A cena de um crime que relatei ontem deu-me profundas reflexões quando eu retornava para o apartamento. Primeiro, verifiquei meus sentimentos ao ver o acidente com os carros e logo depois um rapaz correndo furtivamente pela praia. Todos diziam que ele estava fugindo de alguma coisa e chegaram a gritar “pega ladrão”. Eu perguntava intimamente o que eu podia fazer nessa situação, correr atrás do provável criminoso? Gritar também “pega ladrão”? Eram sentimentos íntimos que não deixava extravasar para ninguém que estava ao meu lado. Mesmo porque, se eu me manifestasse contra o acusado e ele estivesse armado, a provável vítima seria eu. Os técnicos de segurança pública adverte que numa situação como essa o cidadão de bem não deve reagir. O meu senso crítico também concordava.
Logo após um policial conduzia um rapaz algemado, com as mesmas características daquele que estava correndo, antes, de forma furtiva. Ele chegava a dizer que não tinha nada a ver com o caso, mas ninguém acreditava, muito menos eu. Fui até próximo e vi de mais perto aquela figura, agora inofensiva. A raiva e o sentimento de justiceiro que eu gerara ia pouco a pouco se afastando de mim. Pensei de outra maneira, e se fosse um filho meu naquela situação? Se fosse um irmão? Então ocorreu um “clic” na minha mente, então eu não o considero como irmão? Eu não defendo que todos nós somos irmãos, já que todos fomos criados pelo mesmo Pai? Agora os meus sentimentos ficaram toldados... a raiva e sentimento de impotência frente ao mal que se realizara, agora era dominado pelo sentimento de compaixão, de que aquele provável criminoso, algemado, sujo e acoitado, também era meu irmão. Não era o irmão biológico pelo qual uma serie de sentimentos automáticos despertam em simpatia, em defesa. Mas era o irmão espiritual quanto a origem em um Pai criador. Também fazia parte da minha família. Família espiritual. Isso falando em tese, pois Jesus falou que a nossa família espiritual é caracterizada por aqueles que acreditam em Deus e fazem a Sua vontade. E aquele rapaz eu não sei se atende esses pré-requisitos.
Senti então que isso era um teste que Deus estava fazendo comigo, para saber qual a direção dos meus pensamentos e convicções e qual seria a natureza do meu comportamento num caso como esse.
Quando cheguei no apartamento, e ao fazer a leitura diária do livro “Um Santo para cada dia”, vi que hoje era o dia de Santo Onézimo. Ele era um escravo fugitivo e também ladrão. São Paulo se declara disposto a pagar pelo escravo, se Filemon fizer questão de receber. Há quem que acabar com a escravidão não foi mérito do cristianismo. Mas isso de chamar de filho e de irmão caríssimo a escravo fugitivo só mesmo no cristianismo.

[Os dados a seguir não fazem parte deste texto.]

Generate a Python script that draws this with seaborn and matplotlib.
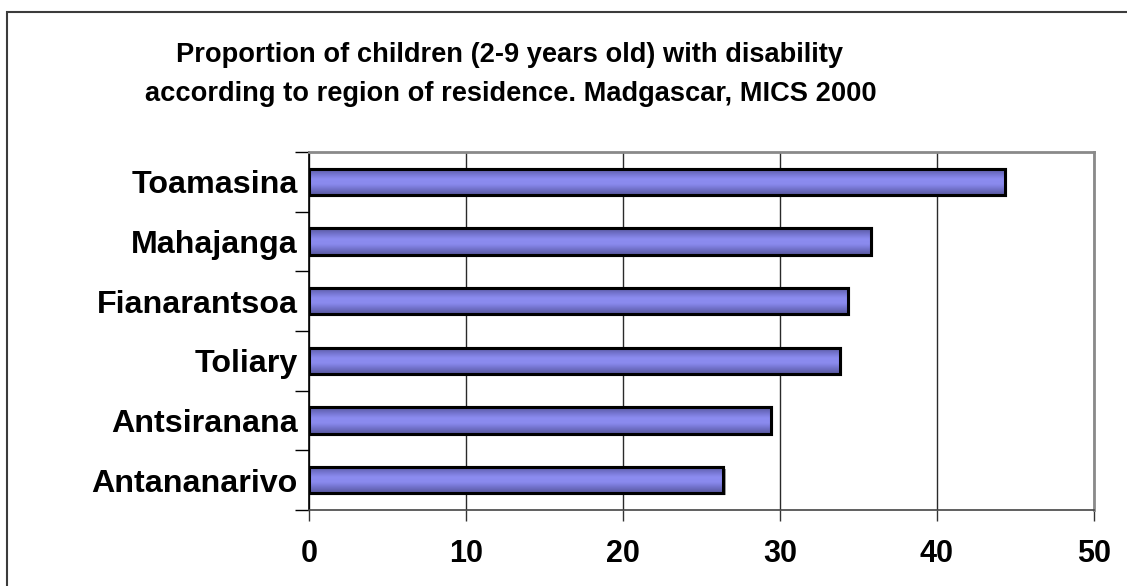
import numpy as np
import pandas as pd
import matplotlib
matplotlib.use("Agg")
import matplotlib.pyplot as plt
import matplotlib.patheffects as pe
from matplotlib.colors import LinearSegmentedColormap
from matplotlib.patches import Rectangle
import seaborn as sns

# Regions and the share of children (%) with a disability
regions = ["Toamasina", "Mahajanga", "Fianarantsoa", "Toliary", "Antsiranana", "Antananarivo"]
values = [44.3, 35.8, 34.3, 33.8, 29.4, 26.4]
x_ticks = [0, 10, 20, 30, 40, 50]
title_lines = ["Proportion of children (2-9 years old) with disability",
               "according to region of residence. Madgascar, MICS 2000"]

sns.set_theme(style="white")
plt.rcParams["font.family"] = ["Liberation Sans", "DejaVu Sans"]
plt.rcParams["font.weight"] = "bold"

W, H = 1127, 586
fig = plt.figure(figsize=(W / 100, H / 100), dpi=100, facecolor="white")
ax = fig.add_axes([309 / W, 1 - 510 / H, (1094 - 309) / W, (510 - 152) / H])

df = pd.DataFrame({"region": regions, "value": values})
sns.barplot(data=df, x="value", y="region", order=regions, orient="h",
            color="#8080e0", width=0.44, saturation=1, ax=ax, zorder=2)

ax.set_xlim(0, 50)
ax.set_ylim(len(regions) - 0.5, -0.5)
ax.set_xlabel("")
ax.set_ylabel("")

# Bars: vertical purple gradient, black outline and a soft grey shadow
cmap = LinearSegmentedColormap.from_list(
    "barshade", ["#58589e", "#7272cc", "#8c8cf0", "#8a8aee", "#7070c8", "#58589e"])
grad = np.linspace(0, 1, 64).reshape(-1, 1)
for p in list(ax.patches):
    x0, y0 = p.get_x(), p.get_y()
    w, h = p.get_width(), p.get_height()
    p.set_edgecolor("black")
    p.set_linewidth(2.2)
    p.set_path_effects([pe.SimplePatchShadow(offset=(1.5, -1.5), shadow_rgbFace="#9a9a9a", alpha=0.9),
                        pe.Normal()])
    im = ax.imshow(grad, cmap=cmap, aspect="auto", extent=[x0, x0 + w, y0 + h, y0],
                   zorder=2.2, interpolation="bicubic")
    im.set_clip_path(p)
    ax.add_patch(Rectangle((x0, y0), w, h, fill=False, edgecolor="black",
                           linewidth=2.2, zorder=2.4))
ax.set_xlim(0, 50)
ax.set_ylim(len(regions) - 0.5, -0.5)

# Vertical grid
ax.set_xticks(x_ticks)
ax.set_xticklabels([str(t) for t in x_ticks], fontsize=22, fontweight="bold")
ax.xaxis.grid(True, color="#2a2a2a", linewidth=1.0, zorder=0)
ax.yaxis.grid(False)
ax.set_axisbelow(True)

# Category ticks sit between the bars
ax.set_yticks(range(len(regions)))
ax.set_yticklabels(regions, fontsize=23.2, fontweight="bold")
ax.set_yticks(np.arange(-0.5, len(regions), 1.0), minor=True)
ax.tick_params(axis="y", which="major", length=0, pad=8, colors="black")
ax.tick_params(axis="y", which="minor", left=True, length=10, width=1, color="black")
ax.tick_params(axis="x", which="major", bottom=True, length=8, width=1, color="#333333",
               pad=13, labelcolor="black")

for side in ["top", "right"]:
    ax.spines[side].set_visible(True)
    ax.spines[side].set_color("#8a8a8a")
    ax.spines[side].set_linewidth(2)
ax.spines["left"].set_color("black")
ax.spines["left"].set_linewidth(1.2)
ax.spines["bottom"].set_color("#444444")
ax.spines["bottom"].set_linewidth(1.2)

# Title
fig.text(510 / W, 1 - 62 / H, title_lines[0], ha="center", va="baseline",
         fontsize=19.6, fontweight="bold", color="black")
fig.text(511 / W, 1 - 101 / H, title_lines[1], ha="center", va="baseline",
         fontsize=19.6, fontweight="bold", color="black")

# Chart frame
fig.add_artist(Rectangle((7 / W, -0.2), 1.2, 1 - 12 / H + 0.2, transform=fig.transFigure,
                         fill=False, edgecolor="#3c3c3c", linewidth=1.5, clip_on=False))

fig.savefig("out.png", dpi=100, facecolor="white")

Então, para mim tudo ficou bem claro. Deus queria saber como eu iria me comportar vendo de tão perto um crime acontecendo com o criminoso algemado logo em seguida. Qual seria a natureza da minha reação, quando passasse o calor emocional dos primeiros instantes. E para confirmar tudo isso, a leitura da vida de um santo que no seu histórico tinha o mesmo crime que aquele rapaz cometera, com as devidas alterações tecnológicas trazidas pela evolução.
Com essa compreensão, fiquei em parte satisfeito, primeiro por ter compreendido o que o Pai me ofereceu, e ter criado intenções de agir como o irmão biológico daquele marginal poderia ter agido. Cheguei a comentar com o pessoal da Associação que trabalha na área de segurança, para eles procurar ver se a família daquele rapaz mora em nossa comunidade. A ideia seria procurar os pais do rapas, ver as condições de existência da família, pedir permissão para ajuda-lo, oferecer a oportunidade de um emprego onde ele poderia todo mês guardar uma quantia para reembolsar os prejuízos que causou a sua vítima. Tudo isso com o aval da justiça que acompanharia de perto se tudo isso estava sendo cumprido.
Fazendo isso, se o rapaz realmente tivesse boas intenções, poderíamos ver uma recuperação de um criminoso, sem traumas para nenhuma das partes, incluindo principalmente a vítima, que estaria sendo respeitada e coberto os seus prejuízos.
Acontece que tudo isso ficou no campo das imaginações, não conseguiu fluir como deveria ser para acontecer o que eu estava prevendo. Nesse ponto a minha nota foi um, pois apenas falei sobre esse propósito e nenhuma outra ação foi realizada para construir esse tipo de recuperação.
Preciso mais tempo e mais empenho para corrigir esses defeitos.